Directions for this task:
Print exactly the part opening with the line containing "Clone this chart in matplotlib." and closing with the line containing "from matplotlib.ticker import MultipleLocator", with both of those lines included.

Rows:
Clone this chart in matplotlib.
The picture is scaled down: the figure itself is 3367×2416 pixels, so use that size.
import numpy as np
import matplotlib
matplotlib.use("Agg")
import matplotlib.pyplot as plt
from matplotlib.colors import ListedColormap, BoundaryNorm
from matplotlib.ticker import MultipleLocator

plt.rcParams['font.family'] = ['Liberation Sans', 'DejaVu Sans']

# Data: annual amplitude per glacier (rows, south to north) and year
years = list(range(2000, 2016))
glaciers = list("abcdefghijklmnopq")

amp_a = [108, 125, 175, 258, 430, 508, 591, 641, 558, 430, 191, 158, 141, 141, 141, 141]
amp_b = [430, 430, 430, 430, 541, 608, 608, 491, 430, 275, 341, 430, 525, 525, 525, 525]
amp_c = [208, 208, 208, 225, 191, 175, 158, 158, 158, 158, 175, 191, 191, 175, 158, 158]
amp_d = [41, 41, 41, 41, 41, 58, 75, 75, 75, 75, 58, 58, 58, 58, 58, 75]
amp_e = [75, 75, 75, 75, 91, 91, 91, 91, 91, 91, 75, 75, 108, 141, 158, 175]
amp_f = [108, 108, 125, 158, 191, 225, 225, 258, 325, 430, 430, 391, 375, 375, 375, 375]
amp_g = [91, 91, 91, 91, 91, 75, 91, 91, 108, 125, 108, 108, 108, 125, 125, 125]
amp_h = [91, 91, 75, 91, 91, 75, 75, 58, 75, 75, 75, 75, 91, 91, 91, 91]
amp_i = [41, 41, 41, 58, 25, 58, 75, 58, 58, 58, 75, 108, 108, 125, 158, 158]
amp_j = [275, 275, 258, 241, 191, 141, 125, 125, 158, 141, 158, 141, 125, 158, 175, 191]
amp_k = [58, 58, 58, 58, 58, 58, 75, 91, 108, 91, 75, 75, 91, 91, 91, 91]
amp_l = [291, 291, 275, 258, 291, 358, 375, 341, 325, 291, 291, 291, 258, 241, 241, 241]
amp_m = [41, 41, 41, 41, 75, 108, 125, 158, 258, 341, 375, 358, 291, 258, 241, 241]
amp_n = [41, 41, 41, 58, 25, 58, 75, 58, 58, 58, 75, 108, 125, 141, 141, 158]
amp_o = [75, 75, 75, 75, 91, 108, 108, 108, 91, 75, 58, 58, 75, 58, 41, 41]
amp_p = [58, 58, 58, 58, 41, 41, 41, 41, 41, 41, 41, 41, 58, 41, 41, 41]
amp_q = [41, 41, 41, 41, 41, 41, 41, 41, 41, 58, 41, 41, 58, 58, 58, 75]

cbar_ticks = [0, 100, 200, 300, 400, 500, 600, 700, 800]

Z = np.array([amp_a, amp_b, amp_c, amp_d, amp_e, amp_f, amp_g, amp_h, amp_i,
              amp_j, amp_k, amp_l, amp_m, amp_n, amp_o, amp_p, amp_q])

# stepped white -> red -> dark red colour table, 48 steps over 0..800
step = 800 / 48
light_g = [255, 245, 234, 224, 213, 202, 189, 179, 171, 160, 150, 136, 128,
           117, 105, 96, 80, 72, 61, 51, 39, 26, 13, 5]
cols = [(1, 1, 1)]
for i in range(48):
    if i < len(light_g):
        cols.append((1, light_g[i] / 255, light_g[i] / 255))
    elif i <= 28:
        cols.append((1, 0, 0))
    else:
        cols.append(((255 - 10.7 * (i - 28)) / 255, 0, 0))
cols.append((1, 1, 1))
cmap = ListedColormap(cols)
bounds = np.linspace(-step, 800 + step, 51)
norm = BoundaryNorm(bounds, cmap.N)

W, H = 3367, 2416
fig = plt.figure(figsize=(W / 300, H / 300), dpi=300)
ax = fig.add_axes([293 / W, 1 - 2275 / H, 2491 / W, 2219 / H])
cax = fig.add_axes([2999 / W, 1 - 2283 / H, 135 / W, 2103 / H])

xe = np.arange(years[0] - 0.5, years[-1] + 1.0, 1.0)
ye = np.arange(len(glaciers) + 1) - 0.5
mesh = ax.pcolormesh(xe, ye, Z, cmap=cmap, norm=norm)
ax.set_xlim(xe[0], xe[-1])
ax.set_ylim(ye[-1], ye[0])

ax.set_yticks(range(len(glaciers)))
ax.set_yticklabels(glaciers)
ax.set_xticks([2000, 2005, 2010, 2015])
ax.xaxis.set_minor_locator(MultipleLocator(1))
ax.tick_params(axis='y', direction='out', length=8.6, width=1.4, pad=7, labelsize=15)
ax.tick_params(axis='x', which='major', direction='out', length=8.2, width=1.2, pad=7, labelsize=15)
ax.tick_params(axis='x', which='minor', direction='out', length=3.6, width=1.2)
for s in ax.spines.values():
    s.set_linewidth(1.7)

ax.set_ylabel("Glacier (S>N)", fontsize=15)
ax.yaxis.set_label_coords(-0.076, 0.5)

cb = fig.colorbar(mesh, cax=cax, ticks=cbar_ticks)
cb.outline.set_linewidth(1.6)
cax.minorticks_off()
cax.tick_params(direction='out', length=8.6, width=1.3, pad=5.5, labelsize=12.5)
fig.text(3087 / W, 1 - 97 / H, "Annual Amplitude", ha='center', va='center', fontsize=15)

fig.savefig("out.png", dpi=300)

* * *

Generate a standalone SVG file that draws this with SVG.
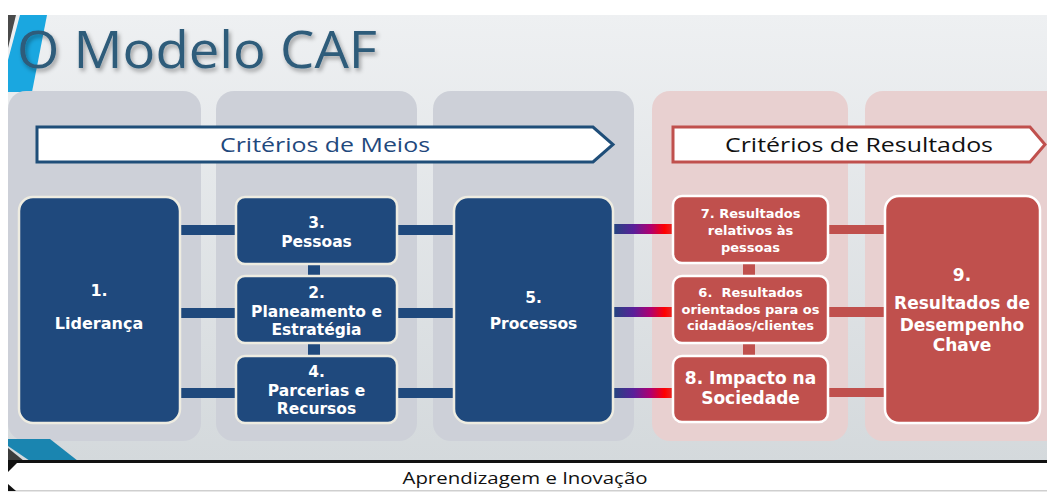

Solution:
Clone this chart in matplotlib.
The picture is scaled down: the figure itself is 3367×2416 pixels, so use that size.
import numpy as np
import matplotlib
matplotlib.use("Agg")
import matplotlib.pyplot as plt
from matplotlib.colors import ListedColormap, BoundaryNorm
from matplotlib.ticker import MultipleLocator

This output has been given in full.